--- DATASET ---

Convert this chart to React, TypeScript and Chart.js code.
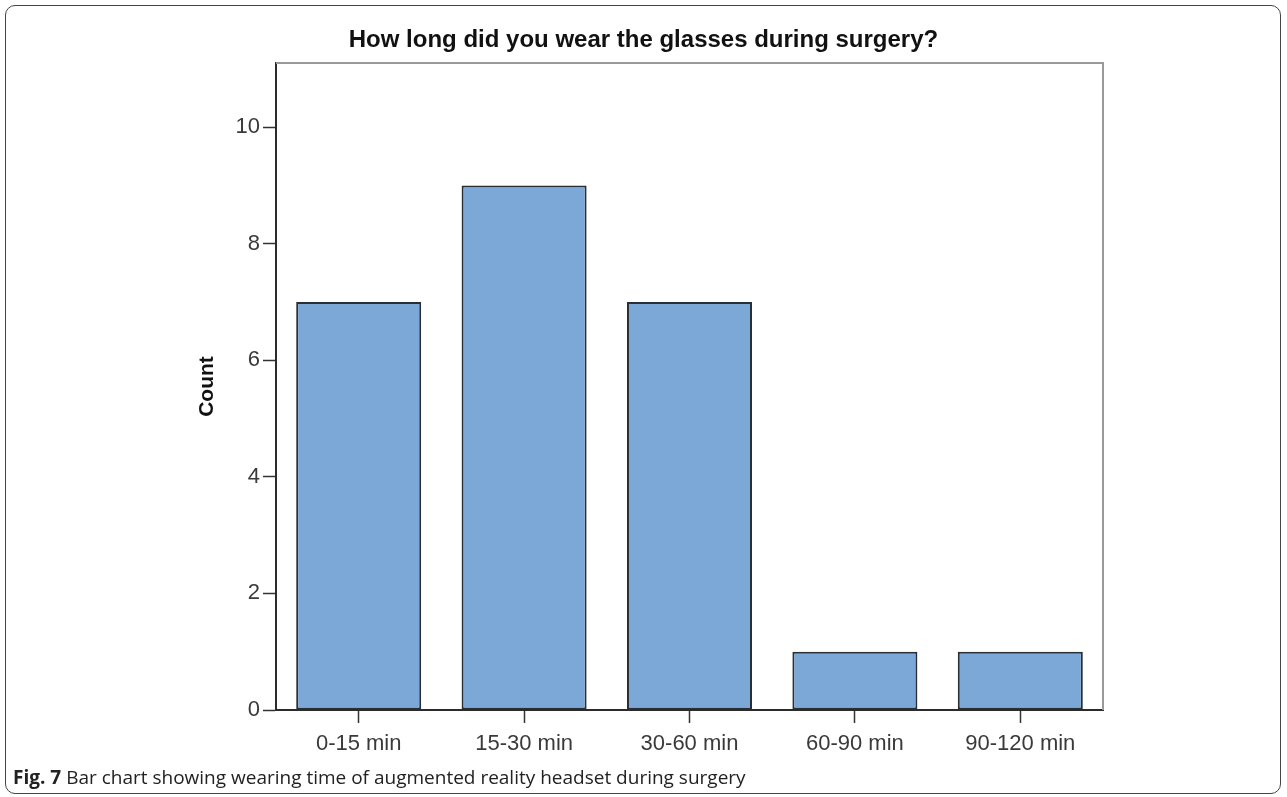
* * *
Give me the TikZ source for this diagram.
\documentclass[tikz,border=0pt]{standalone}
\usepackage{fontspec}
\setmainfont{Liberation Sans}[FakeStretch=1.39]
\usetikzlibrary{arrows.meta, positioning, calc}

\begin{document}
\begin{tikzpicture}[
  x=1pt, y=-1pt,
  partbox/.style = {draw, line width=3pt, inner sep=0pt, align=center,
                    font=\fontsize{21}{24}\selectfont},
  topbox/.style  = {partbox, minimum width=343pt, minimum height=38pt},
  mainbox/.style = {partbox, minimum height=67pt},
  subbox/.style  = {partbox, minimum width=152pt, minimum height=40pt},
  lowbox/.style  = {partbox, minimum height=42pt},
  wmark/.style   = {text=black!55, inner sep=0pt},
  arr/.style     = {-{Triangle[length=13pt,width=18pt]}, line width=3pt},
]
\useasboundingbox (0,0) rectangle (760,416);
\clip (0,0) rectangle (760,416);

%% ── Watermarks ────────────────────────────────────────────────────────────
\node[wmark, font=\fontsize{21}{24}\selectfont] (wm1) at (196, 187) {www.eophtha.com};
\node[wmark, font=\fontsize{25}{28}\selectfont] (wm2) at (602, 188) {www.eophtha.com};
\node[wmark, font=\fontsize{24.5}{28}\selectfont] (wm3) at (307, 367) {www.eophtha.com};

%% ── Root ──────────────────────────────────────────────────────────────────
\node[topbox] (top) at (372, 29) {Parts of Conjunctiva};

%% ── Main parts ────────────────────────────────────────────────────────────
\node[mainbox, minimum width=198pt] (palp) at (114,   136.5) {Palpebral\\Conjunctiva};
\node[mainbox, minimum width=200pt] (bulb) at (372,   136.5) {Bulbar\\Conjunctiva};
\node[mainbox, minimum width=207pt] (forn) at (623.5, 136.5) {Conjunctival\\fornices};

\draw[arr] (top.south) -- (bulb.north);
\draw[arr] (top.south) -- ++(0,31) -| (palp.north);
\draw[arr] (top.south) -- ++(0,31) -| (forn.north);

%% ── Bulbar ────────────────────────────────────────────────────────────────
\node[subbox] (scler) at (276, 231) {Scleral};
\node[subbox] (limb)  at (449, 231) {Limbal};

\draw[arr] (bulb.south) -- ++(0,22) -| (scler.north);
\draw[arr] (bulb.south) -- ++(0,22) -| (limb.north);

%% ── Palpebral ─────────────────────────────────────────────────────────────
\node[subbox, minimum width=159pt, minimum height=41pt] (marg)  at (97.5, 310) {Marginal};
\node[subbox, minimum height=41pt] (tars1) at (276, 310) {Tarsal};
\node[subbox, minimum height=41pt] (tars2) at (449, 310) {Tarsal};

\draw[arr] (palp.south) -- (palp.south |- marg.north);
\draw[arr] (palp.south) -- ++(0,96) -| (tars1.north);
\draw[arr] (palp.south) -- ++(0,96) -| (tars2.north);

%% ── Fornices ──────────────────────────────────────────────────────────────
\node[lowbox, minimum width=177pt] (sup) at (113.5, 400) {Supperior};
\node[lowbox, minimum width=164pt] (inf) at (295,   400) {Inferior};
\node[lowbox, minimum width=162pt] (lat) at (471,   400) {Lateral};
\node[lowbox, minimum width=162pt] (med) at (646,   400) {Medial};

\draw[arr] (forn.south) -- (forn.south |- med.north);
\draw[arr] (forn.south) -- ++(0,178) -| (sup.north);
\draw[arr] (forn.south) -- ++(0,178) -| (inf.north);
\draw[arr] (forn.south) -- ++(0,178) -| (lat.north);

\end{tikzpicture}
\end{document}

--- WHAT IS BEING ASKED ---
Pull out all lines containing "this".

--- REPLY TO THE EXERCISE ---
Convert this chart to React, TypeScript and Chart.js code.
Give me the TikZ source for this diagram.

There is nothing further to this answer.